Setting her designs on reviving iconic Irish garment

Hot on the heels of her appearance at a major international trade show last week, EMMA CONNOLLY chats to Oysterhaven based Emma Quinn, who has designed modern smocks which are attracting attention at home and abroad
Setting her designs on reviving iconic Irish garment
Emma Quinn. Picture Adrian Neville

A BUSY mum-of-three has just launched her range of Irish smocks — and has already had interest from as far away as Japan.

Born in the US, Emma Quinn lives in Oysterhaven, near Kinsale, having grown up in the UK and Australia.

Her background is sales and marketing, and more recently interiors when she had her own furniture importing business.

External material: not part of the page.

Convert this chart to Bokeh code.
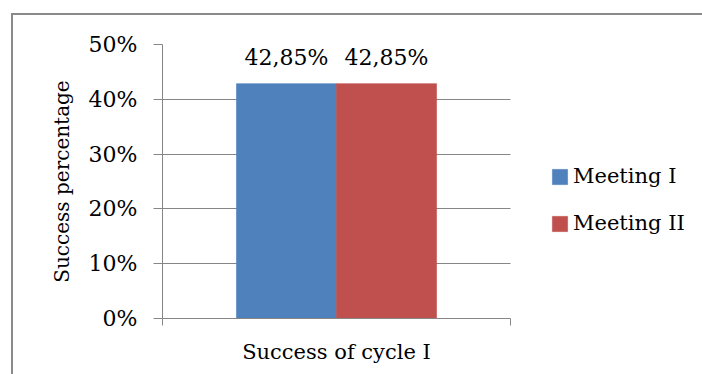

However, she always wanted more ownership of a business and was inspired to make the dramatic switch to the world of fashion through a combination of Irish weather and a busy family life — both of which, she feels, suited themselves to a smock!

Traditionally the smock is an Irish-inspired garment, but Emma said of late she could only find those made elsewhere and so spotted a gap in the market and went for it.

Describing herself as a ‘wild Atlantic woman’, she said she took inspiration from her surroundings and started out a few months back by creating a pattern and putting her signature twist on the iconic Irish garment.

Her interpretation is more shapely and has a collar, which, combined, she insists makes it something that could be worn out to dinner as easily as it could be on the school run.

The smock, she said, is all about bridging the gap: “It’s the wardrobe staple that is there for you when there’s no time to over-think.”

Emma Quinn's smocks. Picture: Adrian Neville
Emma Quinn's smocks. Picture: Adrian Neville

Initially, she had her creations, which she’s called the Iris Valentine Smock, made locally.

“But it quickly became clear that that wasn’t going to be viable so to keep prices commercial and realistic they’re now made in a European factory. That’s actually the only sad part of my experience so far and highlights that there’s not a lot of Irish manufacturing going on. It would be ideal to bring that back at some point,” she said.

She currently makes a light weight denim style in a variety of colours, which costs €110, as well as a Magee tweed from Donegal, which is made to order and costs €280. They all come in S, M, L and XL.

The smocks made their official debut at the trade show, Showcase 2019, at the RDS, last week where she had interest from buyers in Germany, Italy and even Japan.

Getting this far, and so quickly, is quite the achievement. But Emma is emphatic in her praise for the local Enterprise Board for all their support.

“It’s one thing to have an idea, but another thing entirely to get it over the line. Their mentoring was a wonderful help as well as their grant aid, which allowed me to get to the trade show where I had mentors with me all the time to help me along the way,” she said.

“Starting up, it’s as much about the process as it is the product and once you learn the process you can see the potential for lots of possibilities and that’s really where the Enterprise Board came in to get this over the line.”

Recently becoming a single mother, her children are aged 11, 9, and 5, and the family includes two dogs and a cat. Emma said: “Living on the Wild Atlantic Way, I’m exposed to the elements and just like life events, you can’t control them but it’s how you deal with them.”

That’s about looking to the future with positivity, as she already has plans for expansion, which include a smock dress and smocks for kids.

Looks like the smock might be a game-changer for us all.

Currently available in Monorail in the Winthrop Street Arcade and Granny’s Bottom Drawer in Kinsale.